UK Cop Used Cover of Covid Lockdown to Kidnap and Murder Sarah Everard, Says Prosecutor

Sarah Everard
Metropolitan Police

Police officer Wayne Couzens used his knowledge of Covid patrols to deceive and carry out a fake arrest on Sarah Everard as she walked home, before kidnapping, raping, and murdering her, a prosecutor has said.

Sarah Everard, a 33-year-old marketing executive, had been walking home from a friend’s house in Clapham, south London, on the night of March 3rd when she went missing. One week later, her body was found some 60 miles away in a woodland in Ashford, Kent. Forensic examination later revealed Miss Everard had been raped and murdered by strangulation, with her remains set on fire.

Police arrested 48-year-old Wayne Couzens, a serving London Metropolitan Police Service parliamentary and diplomatic protection officer, on March 10th. Couzens pleaded guilty to Miss Everard’s kidnapping and rape at a hearing in June, then admitted in July to murdering her.

Couzens has since remained silent on the full circumstances of Miss Everard’s murder, but Prosecutor Tom Little QC accused the former officer of using his knowledge of Covid patrols and his access to police equipment to “detain[] by fraud” his victim and pretending to be enforcing the government’s strict lockdown measures when he kidnapped her, according to comments reported by the Evening Standard on Wednesday.
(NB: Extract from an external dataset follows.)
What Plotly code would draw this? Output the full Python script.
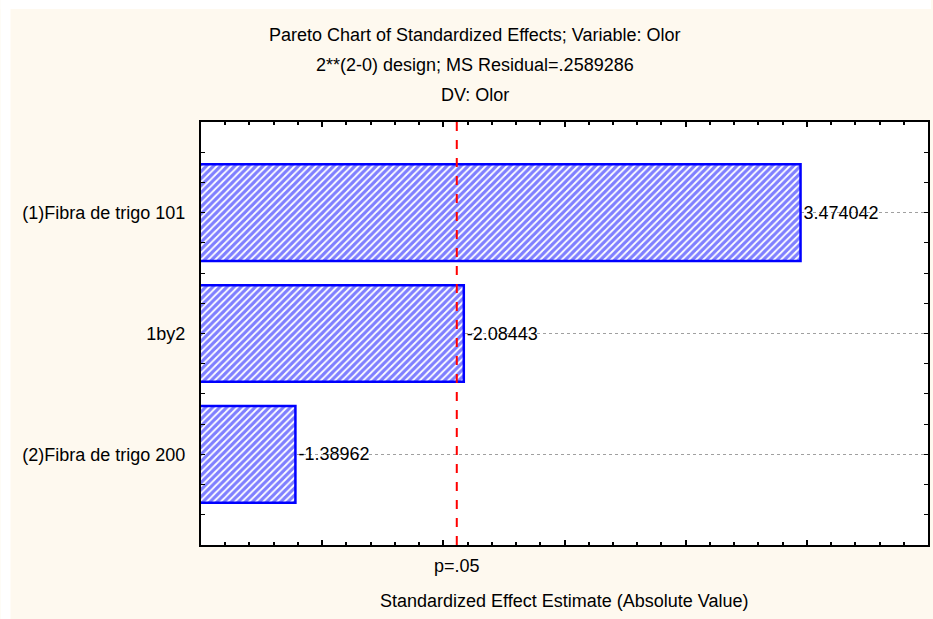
import plotly.graph_objects as go

# Effects (signed) and their labels, top to bottom
effects = ["(1)Fibra de trigo 101", "1by2", "(2)Fibra de trigo 200"]
estimates = [3.474042, -2.08443, -1.38962]
p_critical = 2.0555  # t critical value, p = .05
p_label = "p=.05"

title_lines = [
    "Pareto Chart of Standardized Effects; Variable: Olor",
    "2**(2-0) design; MS Residual=.2589286",
    "DV: Olor",
]
x_title = "Standardized Effect Estimate (Absolute Value)"

W, H = 933, 619
ML, MR, MT, MB = 201, 3, 122, 74
PW, PH = W - ML - MR, H - MT - MB
FONT = "Liberation Sans, Arial, sans-serif"
CREAM = "#fef9ef"


def px_x(px):
    return (px - ML) / PW


def px_y(py):
    return (H - MB - py) / PH


positions = list(range(len(effects)))
abs_vals = [abs(v) for v in estimates]
labels = [f"{v:g}" if abs(v) < 3 else f"{v:.6f}" for v in estimates]

fig = go.Figure()
fig.add_trace(go.Bar(
    x=abs_vals,
    y=positions,
    orientation="h",
    width=0.8,
    marker=dict(
        color="white",
        line=dict(color="#0000ff", width=2.5),
        pattern=dict(shape="/", fgcolor="#0000ff", bgcolor="white",
                     size=5, solidity=0.65),
    ),
    text=labels,
    textposition="outside",
    textfont=dict(family=FONT, size=18, color="black"),
    cliponaxis=False,
    hoverinfo="skip",
))

# critical value reference line
fig.add_shape(type="line", xref="x", yref="paper", x0=p_critical, x1=p_critical,
              y0=0, y1=1, line=dict(color="#ff0000", width=2, dash="dash"))

# white outer border on the left and top
fig.add_shape(type="rect", xref="paper", yref="paper", layer="below",
              x0=px_x(0), x1=px_x(10), y0=px_y(H), y1=px_y(0),
              fillcolor="white", line=dict(width=0))
fig.add_shape(type="rect", xref="paper", yref="paper", layer="below",
              x0=px_x(0), x1=px_x(W), y0=px_y(9), y1=px_y(0),
              fillcolor="white", line=dict(width=0))

annotations = []
for i, line in enumerate(title_lines):
    annotations.append(dict(
        text=line, xref="paper", yref="paper", x=px_x(476), y=px_y(35 + 30 * i),
        xanchor="center", yanchor="middle", showarrow=False,
        font=dict(family=FONT, size=18, color="black")))
annotations.append(dict(
    text=p_label, xref="x", yref="paper", x=p_critical, y=px_y(566),
    xanchor="center", yanchor="middle", showarrow=False,
    font=dict(family=FONT, size=18, color="black")))
annotations.append(dict(
    text=x_title, xref="paper", yref="paper", x=0.5, y=px_y(601),
    xanchor="center", yanchor="middle", showarrow=False,
    font=dict(family=FONT, size=18, color="black")))

fig.update_layout(
    width=W, height=H,
    margin=dict(l=ML, r=MR, t=MT, b=MB, pad=0),
    paper_bgcolor=CREAM,
    plot_bgcolor="white",
    showlegend=False,
    annotations=annotations,
    font=dict(family=FONT, size=18, color="black"),
    xaxis=dict(
        range=[1, 4], dtick=0.5, showticklabels=False, showgrid=False, zeroline=False,
        ticks="inside", ticklen=5, tickwidth=1.5, tickcolor="black",
        minor=dict(dtick=0.1, ticks="inside", ticklen=3, tickcolor="black", showgrid=False),
        showline=True, linecolor="black", linewidth=2, mirror="allticks",
    ),
    yaxis=dict(
        range=[2.75, -0.75], tickvals=positions, ticktext=effects,
        showgrid=True, gridcolor="#a0a0a0", griddash="dot", gridwidth=1,
        zeroline=False, ticks="inside", ticklen=4, tickcolor="black",
        minor=dict(dtick=0.25, tick0=0, ticks="inside", ticklen=4, tickcolor="black",
                   showgrid=False),
        showline=True, linecolor="black", linewidth=2, mirror="allticks",
        tickfont=dict(family=FONT, size=18, color="black"), ticklabelstandoff=10,
    ),
)

fig.write_html("out.html")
During the first of a two-day sentencing hearing, Mr Little told those at Old Bailey that Couzens had undertaken a couple of shifts of the uniformed coronavirus patrols and “was therefore aware of the regulations and what language to use to those who may or may not have breached them, if speaking to them.

“He was to use that knowledge to kidnap Sarah Everard.”

The court heard that the rape and murder was premeditated, with Couzens having hired a car, ordered a spare set of keys for his handcuffs, and had taken home police equipment beforehand.

The prosecutor continued that a former boyfriend of Miss Everard had described her as streetwise and not the kind of person to get into a car with a stranger.

Mr Little went on to imply that Sarah, who had broken lockdown rules to visit her friend, may have been “more vulnerable to, and more likely to submit to, an accusation that she had acted in breach of the regulations in some way” and thus susceptible to accepting orders from Couzens, who he alleged had shown the young woman a warrant card to convince her he was acting on authority to handcuff her and put her in his car.

CCTV footage shown to the court revealed the interactions between Miss Everard and the police officer, where he was alleged to have shown her the warrant card, and was later seen in the back of Couzens’ car.

A couple driving along the dual carriageway also witnessed the kidnapping, describing seeing the 33-year-old being put in handcuffs behind her back by what she assumed was an undercover police officer, with the wife remarking to the husband that it was an unusual sight.

“Whilst it is impossible to summarise what the defendant did to Sarah Everard in just five words, if it had to be done with a hashtag, it would be more appropriate to do so as deception, kidnap, rape, strangulation, and fire,” Mr Little said.

The incident happened during the height of England’s third lockdown. Officers had been widely criticised for their, at times, heavy-handed enforcement of coronavirus restrictions, especially coming under fire for threatening a women’s campaign group with criminal prosecution and thousands of pounds in fines if they organised a vigil for the murder victim.

London’s Met was later cleared by the policing watchdog over allegations that its officers had acted in a “heavy-handed manner” when they broke up a vigil for Miss Everard on March 13th.

Lord Justice Fulford will pass sentence on Thursday, with the possibility Couzens could spend the rest of his life in prison.